## start Provided records

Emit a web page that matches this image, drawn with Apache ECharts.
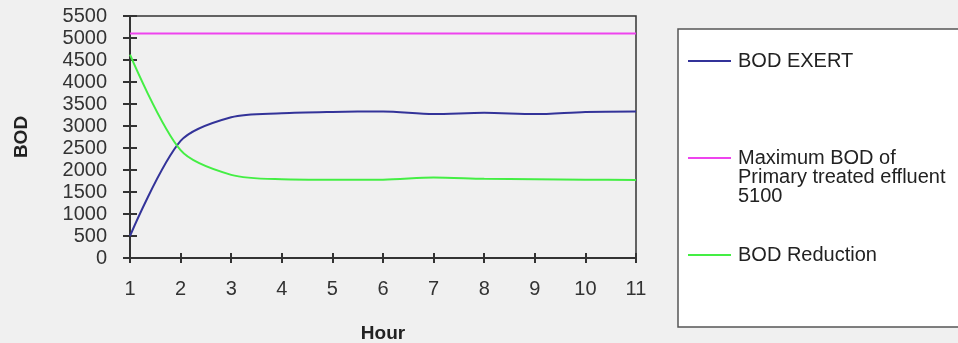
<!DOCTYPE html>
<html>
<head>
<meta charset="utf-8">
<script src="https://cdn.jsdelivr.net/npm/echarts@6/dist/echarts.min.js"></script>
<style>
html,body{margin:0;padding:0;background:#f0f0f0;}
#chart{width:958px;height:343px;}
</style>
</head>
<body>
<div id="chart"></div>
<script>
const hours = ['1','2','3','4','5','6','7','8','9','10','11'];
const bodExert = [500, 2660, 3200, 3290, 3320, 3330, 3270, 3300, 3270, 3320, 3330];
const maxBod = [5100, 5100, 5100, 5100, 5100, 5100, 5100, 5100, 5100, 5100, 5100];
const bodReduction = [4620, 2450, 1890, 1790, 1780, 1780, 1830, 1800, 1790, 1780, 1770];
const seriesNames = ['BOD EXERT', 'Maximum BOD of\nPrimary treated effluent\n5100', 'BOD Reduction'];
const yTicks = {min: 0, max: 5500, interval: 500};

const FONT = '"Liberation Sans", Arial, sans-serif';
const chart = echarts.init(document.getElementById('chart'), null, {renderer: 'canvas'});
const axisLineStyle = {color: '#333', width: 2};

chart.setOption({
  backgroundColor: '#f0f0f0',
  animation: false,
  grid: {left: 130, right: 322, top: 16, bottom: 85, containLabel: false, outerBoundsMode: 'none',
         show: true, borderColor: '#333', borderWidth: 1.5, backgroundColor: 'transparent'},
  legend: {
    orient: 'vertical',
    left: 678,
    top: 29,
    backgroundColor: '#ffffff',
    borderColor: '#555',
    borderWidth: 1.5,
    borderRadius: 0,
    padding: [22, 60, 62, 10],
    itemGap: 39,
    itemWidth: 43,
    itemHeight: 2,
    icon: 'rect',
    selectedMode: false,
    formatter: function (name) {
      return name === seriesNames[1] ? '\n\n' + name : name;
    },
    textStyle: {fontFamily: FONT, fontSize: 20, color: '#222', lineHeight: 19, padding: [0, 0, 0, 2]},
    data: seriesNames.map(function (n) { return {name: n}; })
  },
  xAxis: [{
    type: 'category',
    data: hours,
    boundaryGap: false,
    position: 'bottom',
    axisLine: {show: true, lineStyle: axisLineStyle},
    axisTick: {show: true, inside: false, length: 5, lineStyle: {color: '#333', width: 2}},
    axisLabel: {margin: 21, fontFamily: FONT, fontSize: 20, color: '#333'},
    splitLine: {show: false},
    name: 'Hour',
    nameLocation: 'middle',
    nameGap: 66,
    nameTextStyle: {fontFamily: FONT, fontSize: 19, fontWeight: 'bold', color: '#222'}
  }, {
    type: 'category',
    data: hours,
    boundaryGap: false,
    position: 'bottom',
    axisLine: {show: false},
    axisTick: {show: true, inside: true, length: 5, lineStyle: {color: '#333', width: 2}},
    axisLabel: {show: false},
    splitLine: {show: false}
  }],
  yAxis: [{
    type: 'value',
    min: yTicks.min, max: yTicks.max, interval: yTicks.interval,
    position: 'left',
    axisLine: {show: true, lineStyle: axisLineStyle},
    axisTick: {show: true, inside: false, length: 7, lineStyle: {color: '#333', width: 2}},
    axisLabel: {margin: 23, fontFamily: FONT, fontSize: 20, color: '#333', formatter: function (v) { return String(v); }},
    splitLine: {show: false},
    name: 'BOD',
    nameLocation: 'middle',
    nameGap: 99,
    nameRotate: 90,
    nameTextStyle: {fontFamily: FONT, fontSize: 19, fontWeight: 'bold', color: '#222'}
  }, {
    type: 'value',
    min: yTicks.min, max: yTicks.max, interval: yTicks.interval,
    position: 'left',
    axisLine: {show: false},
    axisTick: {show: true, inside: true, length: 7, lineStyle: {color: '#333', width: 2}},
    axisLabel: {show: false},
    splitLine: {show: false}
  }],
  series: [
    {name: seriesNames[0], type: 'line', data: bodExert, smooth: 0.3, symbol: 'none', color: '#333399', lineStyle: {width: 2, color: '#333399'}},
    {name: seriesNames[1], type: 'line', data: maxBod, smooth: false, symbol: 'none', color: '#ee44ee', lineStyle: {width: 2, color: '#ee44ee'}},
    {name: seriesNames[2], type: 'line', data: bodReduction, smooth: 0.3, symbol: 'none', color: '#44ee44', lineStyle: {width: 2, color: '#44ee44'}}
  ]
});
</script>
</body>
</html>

## end Provided records
## start Provided records

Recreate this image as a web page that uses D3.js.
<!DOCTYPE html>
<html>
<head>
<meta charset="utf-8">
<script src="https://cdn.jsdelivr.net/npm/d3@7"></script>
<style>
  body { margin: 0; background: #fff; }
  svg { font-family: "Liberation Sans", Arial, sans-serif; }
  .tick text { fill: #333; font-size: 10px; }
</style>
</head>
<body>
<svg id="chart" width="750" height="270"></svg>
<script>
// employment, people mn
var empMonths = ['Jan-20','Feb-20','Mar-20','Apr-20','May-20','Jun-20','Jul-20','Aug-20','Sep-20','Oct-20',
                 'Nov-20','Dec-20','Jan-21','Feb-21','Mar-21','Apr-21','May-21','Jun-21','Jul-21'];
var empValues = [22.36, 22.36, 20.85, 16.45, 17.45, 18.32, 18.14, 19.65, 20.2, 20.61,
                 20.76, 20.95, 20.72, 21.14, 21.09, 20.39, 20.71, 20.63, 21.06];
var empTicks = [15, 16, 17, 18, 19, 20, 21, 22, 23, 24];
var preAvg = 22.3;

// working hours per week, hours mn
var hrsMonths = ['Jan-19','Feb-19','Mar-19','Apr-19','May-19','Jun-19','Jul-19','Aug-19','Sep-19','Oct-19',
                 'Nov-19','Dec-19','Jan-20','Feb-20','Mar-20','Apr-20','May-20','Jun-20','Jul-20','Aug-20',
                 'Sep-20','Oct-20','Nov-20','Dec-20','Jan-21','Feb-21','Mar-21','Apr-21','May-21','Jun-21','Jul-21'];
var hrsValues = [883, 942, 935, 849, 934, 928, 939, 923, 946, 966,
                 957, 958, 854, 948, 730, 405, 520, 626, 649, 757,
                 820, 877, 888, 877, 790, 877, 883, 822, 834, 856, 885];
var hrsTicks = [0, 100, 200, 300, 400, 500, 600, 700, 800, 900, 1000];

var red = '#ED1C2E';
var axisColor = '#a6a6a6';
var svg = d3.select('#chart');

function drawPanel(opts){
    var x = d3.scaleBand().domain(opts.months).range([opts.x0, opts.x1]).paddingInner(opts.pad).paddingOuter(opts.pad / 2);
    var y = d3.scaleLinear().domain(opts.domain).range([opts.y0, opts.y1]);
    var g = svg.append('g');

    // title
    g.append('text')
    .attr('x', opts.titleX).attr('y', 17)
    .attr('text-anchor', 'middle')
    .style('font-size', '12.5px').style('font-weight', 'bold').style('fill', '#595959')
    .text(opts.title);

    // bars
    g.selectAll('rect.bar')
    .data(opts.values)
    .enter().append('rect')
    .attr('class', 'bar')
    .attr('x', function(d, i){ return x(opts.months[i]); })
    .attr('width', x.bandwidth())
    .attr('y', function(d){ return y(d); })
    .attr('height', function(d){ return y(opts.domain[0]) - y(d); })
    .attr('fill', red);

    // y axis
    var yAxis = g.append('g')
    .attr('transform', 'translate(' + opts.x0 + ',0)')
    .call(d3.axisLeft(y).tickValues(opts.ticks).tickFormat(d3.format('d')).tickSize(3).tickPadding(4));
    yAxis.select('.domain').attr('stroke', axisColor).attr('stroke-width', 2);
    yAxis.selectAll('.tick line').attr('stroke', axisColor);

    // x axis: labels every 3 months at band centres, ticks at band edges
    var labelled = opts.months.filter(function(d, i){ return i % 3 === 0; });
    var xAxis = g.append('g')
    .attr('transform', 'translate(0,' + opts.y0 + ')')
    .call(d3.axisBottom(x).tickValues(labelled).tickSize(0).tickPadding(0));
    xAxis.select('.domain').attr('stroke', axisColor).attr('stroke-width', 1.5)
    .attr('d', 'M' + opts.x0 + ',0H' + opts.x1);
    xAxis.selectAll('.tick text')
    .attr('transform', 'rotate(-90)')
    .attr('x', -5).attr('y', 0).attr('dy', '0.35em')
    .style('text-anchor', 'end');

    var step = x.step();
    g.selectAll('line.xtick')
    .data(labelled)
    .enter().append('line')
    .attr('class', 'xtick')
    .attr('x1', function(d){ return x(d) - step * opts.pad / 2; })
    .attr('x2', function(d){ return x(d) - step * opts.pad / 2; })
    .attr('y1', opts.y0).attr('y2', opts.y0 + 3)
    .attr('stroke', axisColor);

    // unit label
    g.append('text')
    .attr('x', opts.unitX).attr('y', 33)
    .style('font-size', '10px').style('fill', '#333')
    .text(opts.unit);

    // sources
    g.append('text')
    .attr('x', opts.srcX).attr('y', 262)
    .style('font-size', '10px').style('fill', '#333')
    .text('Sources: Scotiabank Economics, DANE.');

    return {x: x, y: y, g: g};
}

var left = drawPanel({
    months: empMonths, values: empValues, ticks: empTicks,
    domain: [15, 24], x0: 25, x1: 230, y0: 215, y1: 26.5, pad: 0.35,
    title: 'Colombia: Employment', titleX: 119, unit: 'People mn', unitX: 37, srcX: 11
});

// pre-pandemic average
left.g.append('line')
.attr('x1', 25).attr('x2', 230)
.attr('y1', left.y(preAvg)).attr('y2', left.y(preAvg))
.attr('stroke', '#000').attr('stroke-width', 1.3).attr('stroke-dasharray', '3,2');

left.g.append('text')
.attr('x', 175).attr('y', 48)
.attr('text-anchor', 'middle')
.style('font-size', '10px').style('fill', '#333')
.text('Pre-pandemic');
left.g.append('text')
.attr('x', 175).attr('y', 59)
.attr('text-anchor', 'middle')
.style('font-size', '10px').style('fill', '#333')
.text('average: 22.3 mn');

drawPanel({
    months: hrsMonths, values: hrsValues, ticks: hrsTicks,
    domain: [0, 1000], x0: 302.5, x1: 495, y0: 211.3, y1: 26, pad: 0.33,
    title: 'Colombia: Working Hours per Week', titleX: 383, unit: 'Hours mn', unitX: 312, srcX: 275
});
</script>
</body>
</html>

## end Provided records

◆ Task requirements ◆
Copy every line of the listing where the word "page" appears.

◆ Written solution ◆
Emit a web page that matches this image, drawn with Apache ECharts.
Recreate this image as a web page that uses D3.js.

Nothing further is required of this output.